** start DATA SHOWN **
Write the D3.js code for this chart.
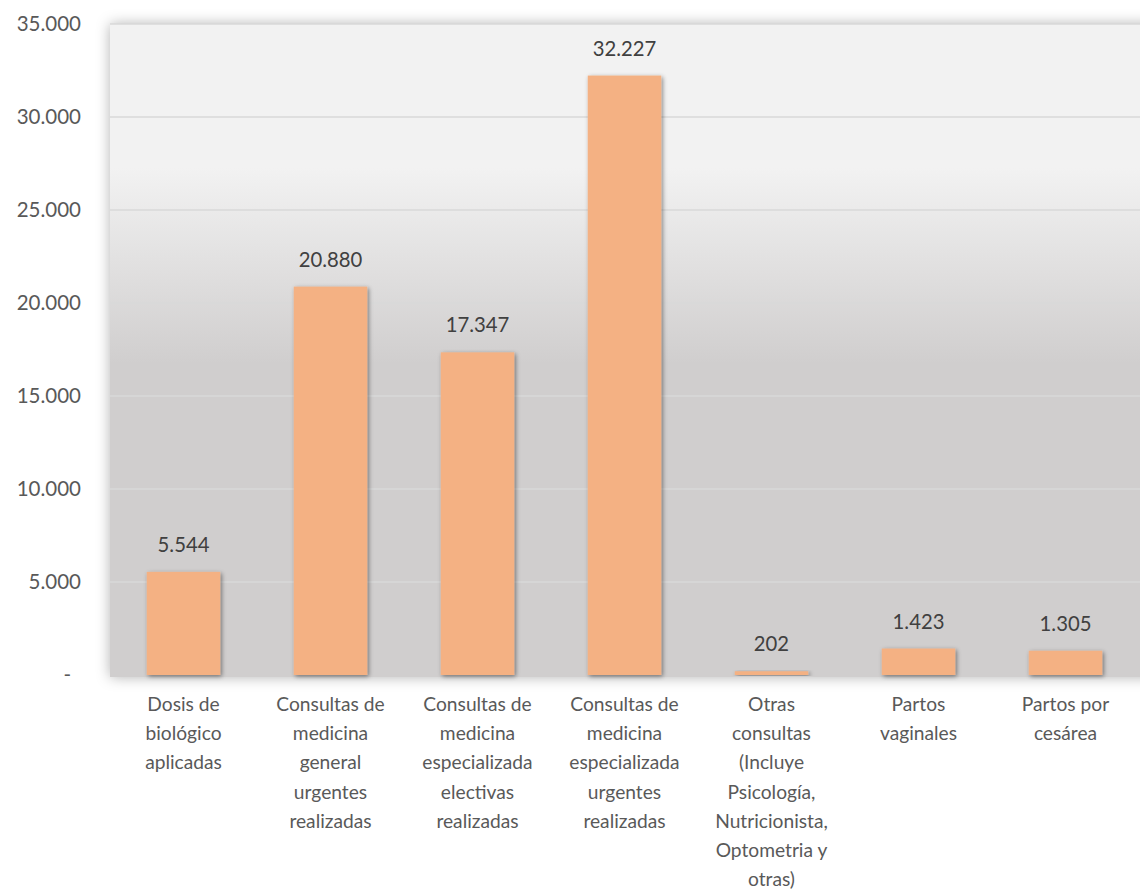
<!doctype html>
<html>
<head>
<meta charset="utf-8">
<title>Atenciones</title>
<script src="https://cdn.jsdelivr.net/npm/d3@7"></script>
<style>
    body { margin: 0; background: white; }
    text { font-family: Lato, "Open Sans", sans-serif; }
    .tick-label { font-size: 20.5px; fill: #595959; text-anchor: end; }
    .cat-label { font-size: 19.2px; fill: #595959; text-anchor: middle; }
    .value-label { font-size: 20.3px; fill: #404040; text-anchor: middle; }
</style>
</head>
<body>
<script>
    const categories = [
        ["Dosis de", "biológico", "aplicadas"],
        ["Consultas de", "medicina", "general", "urgentes", "realizadas"],
        ["Consultas de", "medicina", "especializada", "electivas", "realizadas"],
        ["Consultas de", "medicina", "especializada", "urgentes", "realizadas"],
        ["Otras", "consultas", "(Incluye", "Psicología,", "Nutricionista,", "Optometria y", "otras)"],
        ["Partos", "vaginales"],
        ["Partos por", "cesárea"]
    ];
    const values = [5544, 20880, 17347, 32227, 202, 1423, 1305];
    const yTicks = [0, 5000, 10000, 15000, 20000, 25000, 30000, 35000];

    const width = 1140, height = 893;
    const plotLeft = 110, plotRight = 1139, plotTop = 24, plotBottom = 677;
    const zeroY = 675;

    const fmt = v => v === 0 ? "-" : d3.format(",")(v).replace(/,/g, ".");

    const svg = d3.select("body").append("svg")
        .attr("width", width)
        .attr("height", height);

    const defs = svg.append("defs");
    const grad = defs.append("linearGradient")
        .attr("id", "bg")
        .attr("x1", 0).attr("y1", 0).attr("x2", 0).attr("y2", 1);
    grad.append("stop").attr("offset", 0).attr("stop-color", "#f2f2f2");
    grad.append("stop").attr("offset", 0.22).attr("stop-color", "#f2f2f2");
    grad.append("stop").attr("offset", 0.52).attr("stop-color", "#d0cece");
    grad.append("stop").attr("offset", 1).attr("stop-color", "#d0cece");

    const plotShadow = defs.append("filter").attr("id", "plotShadow")
        .attr("x", "-10%").attr("y", "-10%").attr("width", "120%").attr("height", "120%");
    plotShadow.append("feDropShadow")
        .attr("dx", 0).attr("dy", 0).attr("stdDeviation", 7)
        .attr("flood-color", "#000").attr("flood-opacity", 0.3);

    const barShadow = defs.append("filter").attr("id", "barShadow")
        .attr("x", "-20%").attr("y", "-20%").attr("width", "140%").attr("height", "140%");
    barShadow.append("feDropShadow")
        .attr("dx", 1.5).attr("dy", 1.5).attr("stdDeviation", 2)
        .attr("flood-color", "#000").attr("flood-opacity", 0.45);

    const x = d3.scaleBand()
        .domain(d3.range(categories.length))
        .range([plotLeft, plotRight])
        .paddingInner(0.5)
        .paddingOuter(0.25);

    const y = d3.scaleLinear()
        .domain([0, 35000])
        .range([zeroY, plotTop]);

    // plot area
    svg.append("rect")
        .attr("x", plotLeft)
        .attr("y", plotTop)
        .attr("width", plotRight - plotLeft + 20)
        .attr("height", plotBottom - plotTop)
        .attr("fill", "url(#bg)")
        .attr("filter", "url(#plotShadow)");

    // gridlines
    svg.append("g")
        .selectAll("line")
        .data(yTicks.filter(d => d > 0))
        .join("line")
        .attr("x1", plotLeft)
        .attr("x2", width)
        .attr("y1", d => y(d))
        .attr("y2", d => y(d))
        .attr("stroke", "#d9d9d9")
        .attr("stroke-width", 1.5);

    // y labels (accounting style: the zero dash sits a bit left)
    svg.append("g")
        .selectAll("text")
        .data(yTicks)
        .join("text")
        .attr("class", "tick-label")
        .attr("x", d => d === 0 ? 71 : 81)
        .attr("y", d => y(d))
        .attr("dy", "0.35em")
        .text(fmt);

    // bars
    svg.append("g")
        .selectAll("rect")
        .data(values)
        .join("rect")
        .attr("x", (d, i) => x(i))
        .attr("y", d => y(d))
        .attr("width", x.bandwidth())
        .attr("height", d => zeroY - y(d))
        .attr("fill", "#f4b183")
        .attr("filter", "url(#barShadow)");

    // value labels
    svg.append("g")
        .selectAll("text")
        .data(values)
        .join("text")
        .attr("class", "value-label")
        .attr("x", (d, i) => x(i) + x.bandwidth() / 2)
        .attr("y", d => y(d) - 20)
        .text(fmt);

    // category labels
    const cats = svg.append("g")
        .selectAll("text")
        .data(categories)
        .join("text")
        .attr("class", "cat-label")
        .attr("x", (d, i) => x(i) + x.bandwidth() / 2)
        .attr("y", 711);
    cats.selectAll("tspan")
        .data(d => d)
        .join("tspan")
        .attr("x", function () { return this.parentNode.getAttribute("x"); })
        .attr("dy", (d, i) => i === 0 ? 0 : 29.2)
        .text(d => d);
</script>
</body>
</html>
** end DATA SHOWN **
▸ **STATED TASK**: Restate the whole listing above exactly, please, omitting every image.

▸ **ANSWER BELOW**:
Write the D3.js code for this chart.
<!doctype html>
<html>
<head>
<meta charset="utf-8">
<title>Atenciones</title>
<script src="https://cdn.jsdelivr.net/npm/d3@7"></script>
<style>
    body { margin: 0; background: white; }
    text { font-family: Lato, "Open Sans", sans-serif; }
    .tick-label { font-size: 20.5px; fill: #595959; text-anchor: end; }
    .cat-label { font-size: 19.2px; fill: #595959; text-anchor: middle; }
    .value-label { font-size: 20.3px; fill: #404040; text-anchor: middle; }
</style>
</head>
<body>
<script>
    const categories = [
        ["Dosis de", "biológico", "aplicadas"],
        ["Consultas de", "medicina", "general", "urgentes", "realizadas"],
        ["Consultas de", "medicina", "especializada", "electivas", "realizadas"],
        ["Consultas de", "medicina", "especializada", "urgentes", "realizadas"],
        ["Otras", "consultas", "(Incluye", "Psicología,", "Nutricionista,", "Optometria y", "otras)"],
        ["Partos", "vaginales"],
        ["Partos por", "cesárea"]
    ];
    const values = [5544, 20880, 17347, 32227, 202, 1423, 1305];
    const yTicks = [0, 5000, 10000, 15000, 20000, 25000, 30000, 35000];

    const width = 1140, height = 893;
    const plotLeft = 110, plotRight = 1139, plotTop = 24, plotBottom = 677;
    const zeroY = 675;

    const fmt = v => v === 0 ? "-" : d3.format(",")(v).replace(/,/g, ".");

    const svg = d3.select("body").append("svg")
        .attr("width", width)
        .attr("height", height);

    const defs = svg.append("defs");
    const grad = defs.append("linearGradient")
        .attr("id", "bg")
        .attr("x1", 0).attr("y1", 0).attr("x2", 0).attr("y2", 1);
    grad.append("stop").attr("offset", 0).attr("stop-color", "#f2f2f2");
    grad.append("stop").attr("offset", 0.22).attr("stop-color", "#f2f2f2");
    grad.append("stop").attr("offset", 0.52).attr("stop-color", "#d0cece");
    grad.append("stop").attr("offset", 1).attr("stop-color", "#d0cece");

    const plotShadow = defs.append("filter").attr("id", "plotShadow")
        .attr("x", "-10%").attr("y", "-10%").attr("width", "120%").attr("height", "120%");
    plotShadow.append("feDropShadow")
        .attr("dx", 0).attr("dy", 0).attr("stdDeviation", 7)
        .attr("flood-color", "#000").attr("flood-opacity", 0.3);

    const barShadow = defs.append("filter").attr("id", "barShadow")
        .attr("x", "-20%").attr("y", "-20%").attr("width", "140%").attr("height", "140%");
    barShadow.append("feDropShadow")
        .attr("dx", 1.5).attr("dy", 1.5).attr("stdDeviation", 2)
        .attr("flood-color", "#000").attr("flood-opacity", 0.45);

    const x = d3.scaleBand()
        .domain(d3.range(categories.length))
        .range([plotLeft, plotRight])
        .paddingInner(0.5)
        .paddingOuter(0.25);

    const y = d3.scaleLinear()
        .domain([0, 35000])
        .range([zeroY, plotTop]);

    // plot area
    svg.append("rect")
        .attr("x", plotLeft)
        .attr("y", plotTop)
        .attr("width", plotRight - plotLeft + 20)
        .attr("height", plotBottom - plotTop)
        .attr("fill", "url(#bg)")
        .attr("filter", "url(#plotShadow)");

    // gridlines
    svg.append("g")
        .selectAll("line")
        .data(yTicks.filter(d => d > 0))
        .join("line")
        .attr("x1", plotLeft)
        .attr("x2", width)
        .attr("y1", d => y(d))
        .attr("y2", d => y(d))
        .attr("stroke", "#d9d9d9")
        .attr("stroke-width", 1.5);

    // y labels (accounting style: the zero dash sits a bit left)
    svg.append("g")
        .selectAll("text")
        .data(yTicks)
        .join("text")
        .attr("class", "tick-label")
        .attr("x", d => d === 0 ? 71 : 81)
        .attr("y", d => y(d))
        .attr("dy", "0.35em")
        .text(fmt);

    // bars
    svg.append("g")
        .selectAll("rect")
        .data(values)
        .join("rect")
        .attr("x", (d, i) => x(i))
        .attr("y", d => y(d))
        .attr("width", x.bandwidth())
        .attr("height", d => zeroY - y(d))
        .attr("fill", "#f4b183")
        .attr("filter", "url(#barShadow)");

    // value labels
    svg.append("g")
        .selectAll("text")
        .data(values)
        .join("text")
        .attr("class", "value-label")
        .attr("x", (d, i) => x(i) + x.bandwidth() / 2)
        .attr("y", d => y(d) - 20)
        .text(fmt);

    // category labels
    const cats = svg.append("g")
        .selectAll("text")
        .data(categories)
        .join("text")
        .attr("class", "cat-label")
        .attr("x", (d, i) => x(i) + x.bandwidth() / 2)
        .attr("y", 711);
    cats.selectAll("tspan")
        .data(d => d)
        .join("tspan")
        .attr("x", function () { return this.parentNode.getAttribute("x"); })
        .attr("dy", (d, i) => i === 0 ? 0 : 29.2)
        .text(d => d);
</script>
</body>
</html>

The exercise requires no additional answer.